To make a long story short, all those involved did amazingly well.

But I had one beef – why wasn’t there any discourse regarding sports in the numerous high-level meetings and working group discussions held throughout the year among the 21-member APEC economies?

Sports-related working group discussions at APEC would have enabled state sports officials to facilitate coordinated actions and manage sports challenges, including sharing best practices and discussing openly about what works and what does not work so that we can all learn from the experiences and expertise of one another.

There were working group discussions and meetings regarding small-medium enterprises, health, women’s empowerment, security, agriculture, tourism and of course, trade. Sports was left out.

Having a working group discussion exclusively for sports would have potentially provided an avenue to explore steps forward for member economies in boosting their investments in sports, to promote capacity building, and to drive sustainability and inclusivity in their sports policy-making within the region.

Genuinely, it would be very unlikely to expect Malaysia to pioneer a working group discussion pertaining to sports.

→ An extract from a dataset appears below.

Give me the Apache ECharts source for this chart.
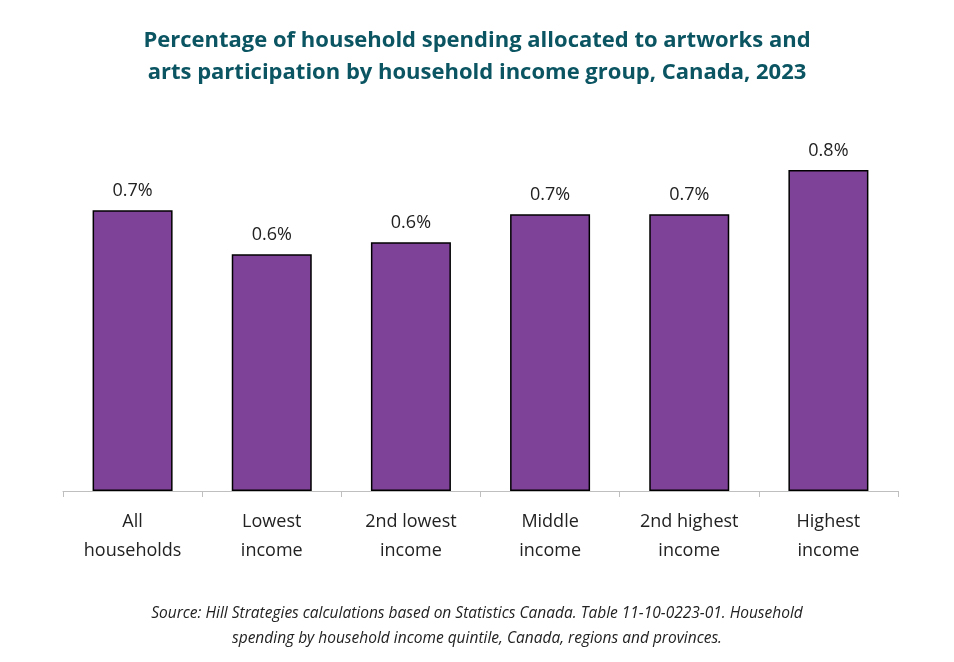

Due to the lack of economic measure or valuation, sports is perceived to have too little economic significance to the country.

But don’t worry, here are some juicy upsides.

As I write this article, Malaysia is actively working towards recognising sports as an industry. Work at the Youth and Sports Ministry, as well as at the International Trade and Industries Ministry is already under way to help position sports fairly within the country’s economy.

We expect differently from New Zealand though. Sports seems to be much celebrated there.

As reported, the sports industry contributed a staggering US$6.8 billion to New Zealand’s GDP.

The country is also home to the most successful sports franchise in history – the New Zealand All Blacks – which has a winning ratio of 77.4 per cent, a ratio measured since they played their first test match in 1903. Mental.

This is the personal opinion of the writer and does not necessarily represent the views of Twentytwo13.